Instruction:
Pull out every line containing the string "code".

Data extract:
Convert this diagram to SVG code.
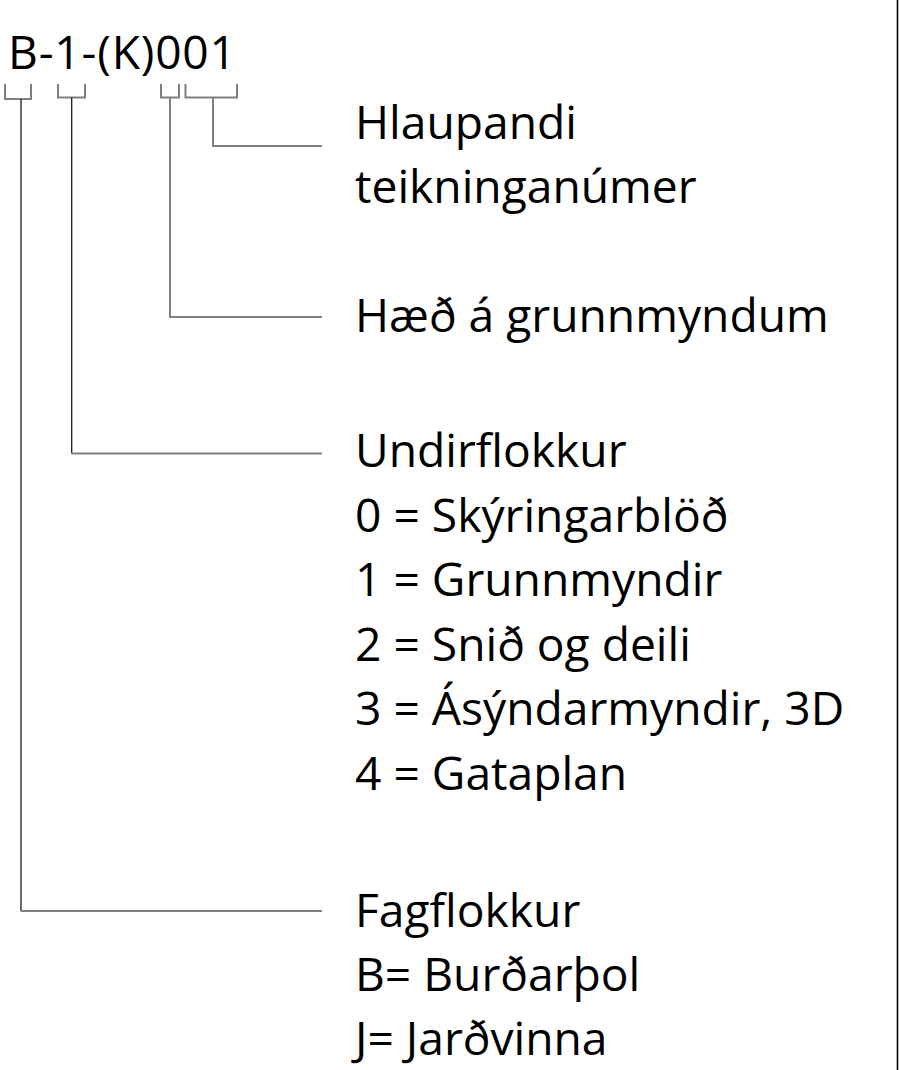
<svg xmlns="http://www.w3.org/2000/svg" width="899" height="1070" viewBox="0 0 899 1070">
<style>
text{font-family:"Open Sans","Noto Sans","DejaVu Sans",sans-serif;font-size:46.2px;fill:#000}
.g{stroke:#808080;stroke-width:2;fill:none}
.k{stroke:#1a1a1a;stroke-width:1.3;fill:none}
</style>
<rect width="899" height="1070" fill="#fff"/>
<line x1="897.5" y1="0" x2="897.5" y2="1070" stroke="#000" stroke-width="1.6"/>
<g id="code"><text x="8" y="69" textLength="228" lengthAdjust="spacing">B-1-(K)001</text></g>
<g id="connectors">
<polyline class="g" points="5,84 5,99 31,99 31,84"/>
<polyline class="g" points="58,84 58,97.5 85,97.5 85,84"/>
<polyline class="g" points="161,84 161,97.5 179,97.5 179,84"/>
<polyline class="g" points="185.5,84 185.5,97.5 237,97.5 237,84"/>
<line class="k" x1="21" y1="99" x2="21" y2="911"/>
<line class="g" x1="20.5" y1="911" x2="322" y2="911"/>
<line class="k" x1="71.7" y1="97.5" x2="71.7" y2="453.5"/>
<line class="g" x1="71" y1="453.5" x2="322" y2="453.5"/>
<line class="g" x1="170" y1="97.5" x2="170" y2="317"/>
<line class="g" x1="169" y1="317" x2="322" y2="317"/>
<line class="g" x1="213" y1="97.5" x2="213" y2="146"/>
<line class="g" x1="212" y1="146" x2="322" y2="146"/>
</g>
<g id="hlaupandi"><text x="355" y="139">Hlaupandi</text><text x="355" y="203">teikninganúmer</text></g>
<g id="haed"><text x="355" y="332">Hæð á grunnmyndum</text></g>
<g id="undirflokkur">
<text x="355" y="467">Undirflokkur</text>
<text x="355" y="531.5">0 = Skýringarblöð</text>
<text x="355" y="596">1 = Grunnmyndir</text>
<text x="355" y="660.5">2 = Snið og deili</text>
<text x="355" y="725">3 = Ásýndarmyndir, 3D</text>
<text x="355" y="789.5">4 = Gataplan</text>
</g>
<g id="fagflokkur">
<text x="355" y="927">Fagflokkur</text>
<text x="355" y="991">B= Burðarþol</text>
<text x="355" y="1055">J= Jarðvinna</text>
</g>
</svg>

Answer below:
Convert this diagram to SVG code.
<g id="code"><text x="8" y="69" textLength="228" lengthAdjust="spacing">B-1-(K)001</text></g>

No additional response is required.